Os preparativos políticos e negociais para a Barragem do Tua estão imparáveis; com esta barragem, extinguir-se-á um dos mais belos pedaços de paisagem portugueses, com consequências ambientais e de património irrevogáveis; a Linha do Tua desaparecerá, e o interior ficará mais longe de si próprio e de Lisboa - a escala megalómana a que se pretende erguer este colosso de betão é um hino ao monocefalismo. Já foi assim com a cínica forma como a rede de itinerários e auto-estradas esventrou o país; nessa altura, era preciso "vencer o atraso estrutural". Agora, é por trás das "energias renováveis" e do "futuro energético" que se esconde a continuação do perverso investimento do património colectivo em nome do "progresso"; e será "progresso", com certeza, mas só se pode chamar assim porque entretanto a palavra foi redefinida à dimensão saloia e inculta da classe política dominante, para a qual o território histórica e afectivamente coeso que é Portugal, parece só atrapalhar. A ferrovia e o que ela representa em termos de planeamento futuro, memória colectiva e coesão territorial, foi atirada para o mesmo saco que a política cultural ou, por exemplo, a política de agricultura e pescas - ou a obra é megalómana e dá votos, ou não cabe na agenda.

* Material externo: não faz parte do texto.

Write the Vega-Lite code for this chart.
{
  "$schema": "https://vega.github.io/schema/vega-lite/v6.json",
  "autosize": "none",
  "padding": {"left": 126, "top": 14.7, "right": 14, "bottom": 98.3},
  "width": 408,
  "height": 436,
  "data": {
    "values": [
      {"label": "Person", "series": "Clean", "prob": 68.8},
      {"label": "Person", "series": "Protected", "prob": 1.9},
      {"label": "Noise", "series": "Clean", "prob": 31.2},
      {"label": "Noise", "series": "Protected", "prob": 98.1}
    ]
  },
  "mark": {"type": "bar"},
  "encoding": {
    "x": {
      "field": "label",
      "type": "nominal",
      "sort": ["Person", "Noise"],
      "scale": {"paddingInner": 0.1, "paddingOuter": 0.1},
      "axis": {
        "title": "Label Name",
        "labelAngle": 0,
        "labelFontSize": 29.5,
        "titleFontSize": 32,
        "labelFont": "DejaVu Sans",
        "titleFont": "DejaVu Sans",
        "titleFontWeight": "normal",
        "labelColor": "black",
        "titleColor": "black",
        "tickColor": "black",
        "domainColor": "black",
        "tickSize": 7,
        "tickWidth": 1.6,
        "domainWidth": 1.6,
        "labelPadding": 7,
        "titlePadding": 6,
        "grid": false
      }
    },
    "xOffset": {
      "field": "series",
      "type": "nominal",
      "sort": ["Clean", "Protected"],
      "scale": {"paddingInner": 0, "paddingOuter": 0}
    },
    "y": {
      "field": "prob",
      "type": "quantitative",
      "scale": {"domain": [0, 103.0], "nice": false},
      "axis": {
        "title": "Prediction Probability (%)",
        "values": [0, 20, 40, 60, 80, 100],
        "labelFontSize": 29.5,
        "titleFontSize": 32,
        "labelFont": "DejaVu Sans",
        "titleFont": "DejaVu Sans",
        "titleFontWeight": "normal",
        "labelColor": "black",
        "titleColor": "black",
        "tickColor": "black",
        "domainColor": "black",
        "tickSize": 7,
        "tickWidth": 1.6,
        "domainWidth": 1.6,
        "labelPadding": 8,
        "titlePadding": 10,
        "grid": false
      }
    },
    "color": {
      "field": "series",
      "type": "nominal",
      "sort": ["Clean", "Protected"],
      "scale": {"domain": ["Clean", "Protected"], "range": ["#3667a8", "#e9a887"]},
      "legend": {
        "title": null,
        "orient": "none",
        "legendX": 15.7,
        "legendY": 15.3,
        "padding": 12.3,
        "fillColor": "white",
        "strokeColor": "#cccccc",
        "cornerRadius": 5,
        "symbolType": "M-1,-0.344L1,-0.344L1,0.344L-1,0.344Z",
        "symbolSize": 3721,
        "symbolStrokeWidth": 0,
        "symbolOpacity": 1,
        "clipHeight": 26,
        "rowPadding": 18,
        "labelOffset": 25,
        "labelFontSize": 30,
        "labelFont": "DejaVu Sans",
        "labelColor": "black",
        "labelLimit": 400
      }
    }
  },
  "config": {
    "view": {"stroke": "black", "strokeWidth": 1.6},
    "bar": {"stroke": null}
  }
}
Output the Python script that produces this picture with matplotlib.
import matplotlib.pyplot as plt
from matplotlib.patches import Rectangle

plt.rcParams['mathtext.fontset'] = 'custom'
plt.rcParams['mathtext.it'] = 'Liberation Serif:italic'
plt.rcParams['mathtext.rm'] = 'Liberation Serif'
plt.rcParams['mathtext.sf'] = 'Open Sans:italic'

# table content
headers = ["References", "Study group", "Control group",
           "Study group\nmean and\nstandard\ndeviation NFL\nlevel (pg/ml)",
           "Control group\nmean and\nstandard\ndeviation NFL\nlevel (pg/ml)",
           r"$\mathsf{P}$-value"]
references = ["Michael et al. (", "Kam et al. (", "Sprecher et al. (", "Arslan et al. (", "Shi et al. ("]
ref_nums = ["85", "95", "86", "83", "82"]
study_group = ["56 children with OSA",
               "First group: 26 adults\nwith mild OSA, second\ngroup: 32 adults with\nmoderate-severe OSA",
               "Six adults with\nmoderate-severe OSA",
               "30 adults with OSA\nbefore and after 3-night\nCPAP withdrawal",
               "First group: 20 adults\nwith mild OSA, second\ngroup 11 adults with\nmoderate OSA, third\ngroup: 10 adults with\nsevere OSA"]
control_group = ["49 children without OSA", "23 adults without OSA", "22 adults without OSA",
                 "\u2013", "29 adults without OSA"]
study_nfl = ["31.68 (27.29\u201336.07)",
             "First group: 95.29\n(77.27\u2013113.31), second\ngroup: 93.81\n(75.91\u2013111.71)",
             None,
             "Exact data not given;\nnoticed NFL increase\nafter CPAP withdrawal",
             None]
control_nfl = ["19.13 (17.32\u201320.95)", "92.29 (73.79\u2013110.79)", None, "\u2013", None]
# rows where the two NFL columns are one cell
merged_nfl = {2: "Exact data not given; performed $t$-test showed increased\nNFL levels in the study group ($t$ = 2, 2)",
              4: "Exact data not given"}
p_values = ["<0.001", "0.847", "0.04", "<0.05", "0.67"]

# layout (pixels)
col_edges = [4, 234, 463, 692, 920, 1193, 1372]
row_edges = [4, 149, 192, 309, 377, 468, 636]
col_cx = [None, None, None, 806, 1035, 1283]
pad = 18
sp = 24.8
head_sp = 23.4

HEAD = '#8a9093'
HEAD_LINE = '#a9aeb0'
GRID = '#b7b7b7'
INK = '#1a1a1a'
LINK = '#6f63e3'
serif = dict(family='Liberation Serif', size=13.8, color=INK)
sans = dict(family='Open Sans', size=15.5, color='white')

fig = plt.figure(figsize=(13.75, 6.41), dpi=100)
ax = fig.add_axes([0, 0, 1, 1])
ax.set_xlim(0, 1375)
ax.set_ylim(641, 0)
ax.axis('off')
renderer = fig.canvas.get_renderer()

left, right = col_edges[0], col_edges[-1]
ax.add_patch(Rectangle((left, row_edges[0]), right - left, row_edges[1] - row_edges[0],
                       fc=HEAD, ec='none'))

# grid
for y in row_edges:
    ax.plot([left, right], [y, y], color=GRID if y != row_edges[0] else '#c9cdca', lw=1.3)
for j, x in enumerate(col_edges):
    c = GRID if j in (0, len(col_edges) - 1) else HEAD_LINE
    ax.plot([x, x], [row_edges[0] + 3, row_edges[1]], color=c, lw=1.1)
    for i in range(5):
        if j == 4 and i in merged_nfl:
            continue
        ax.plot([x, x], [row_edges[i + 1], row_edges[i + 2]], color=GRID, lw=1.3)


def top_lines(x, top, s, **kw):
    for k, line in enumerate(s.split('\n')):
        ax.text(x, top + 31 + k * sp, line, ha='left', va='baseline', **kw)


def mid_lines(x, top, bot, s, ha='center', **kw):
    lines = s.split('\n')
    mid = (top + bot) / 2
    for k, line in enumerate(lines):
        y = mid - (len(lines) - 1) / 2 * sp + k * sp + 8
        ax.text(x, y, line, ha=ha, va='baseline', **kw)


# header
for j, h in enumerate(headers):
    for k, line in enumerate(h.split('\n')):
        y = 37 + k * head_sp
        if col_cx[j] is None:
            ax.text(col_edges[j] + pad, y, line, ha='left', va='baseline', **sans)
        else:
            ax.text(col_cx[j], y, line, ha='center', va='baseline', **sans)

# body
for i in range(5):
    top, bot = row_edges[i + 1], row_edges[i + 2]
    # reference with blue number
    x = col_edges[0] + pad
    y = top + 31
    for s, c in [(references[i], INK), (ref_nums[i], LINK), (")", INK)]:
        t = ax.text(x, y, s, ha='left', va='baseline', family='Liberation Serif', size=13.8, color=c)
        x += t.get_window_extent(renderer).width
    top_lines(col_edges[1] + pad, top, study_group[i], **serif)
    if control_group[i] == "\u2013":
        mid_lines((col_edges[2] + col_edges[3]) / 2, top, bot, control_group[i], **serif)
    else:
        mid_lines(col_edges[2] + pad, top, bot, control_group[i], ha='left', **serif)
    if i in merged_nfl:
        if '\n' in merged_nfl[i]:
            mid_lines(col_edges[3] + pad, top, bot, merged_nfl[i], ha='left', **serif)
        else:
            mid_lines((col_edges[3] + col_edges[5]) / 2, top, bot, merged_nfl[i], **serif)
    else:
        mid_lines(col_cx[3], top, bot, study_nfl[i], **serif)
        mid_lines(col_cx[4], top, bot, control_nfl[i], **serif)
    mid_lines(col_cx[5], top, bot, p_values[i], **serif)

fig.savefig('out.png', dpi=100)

Sendo jovem e privilegiado por poder fazê-lo, correspondo aqui ao apelo do Sr. Presidente da República no seu discurso de tomada de posse, e venho "fazer ouvir a minha voz": a maioria das evidências que o Sr. Presidente assinalou são verdades insofismáveis, até mesmo obscenas, como é o caso da falta de autonomia (para usar a sua terminologia) dos empresários em relação ao Estado. E é verdade que é preciso um sobressalto cívico, aliás, é preciso ser cívico. Sr. Presidente, o abandono do território e do património colectivo, o Estado concebido como contabilista-mor e a consequente tecnocratização da nossa identidade começou nos Governos por si liderados; este é o modelo de desenvolvimento que germinou em meados dos anos oitenta pela sua mão, e que, ao longo de dez anos de invejável liquidez, nunca foi capaz de entender o sucesso como mais do que obra pública. Disso eloquente exemplo - para além do inexplicável abandono de muitos quilómetros de ferrovia - foi a Cultura reduzida a uma Secretaria de Estado, ou, muitas vezes, a uma paródia de Secretaria de Estado.

Desculpe-me o tom algo ensimesmado, por ventura ríspido e contrastante com o entusiasmo "deolíndico" dos "homens da luta", que a imprensa diz "crescerem do descontentamento" por entre as camadas jovens; é que não é fácil encontrar rumo construtivo quando se passou a juventude e a formação no Cavaquismo e se é um jovem (des)empregado nos tempos de José Sócrates. Espero que possa entender a minha franqueza como penhora da lealdade que sua Excelência me merece. A indignação não basta; nada se muda sem coragem.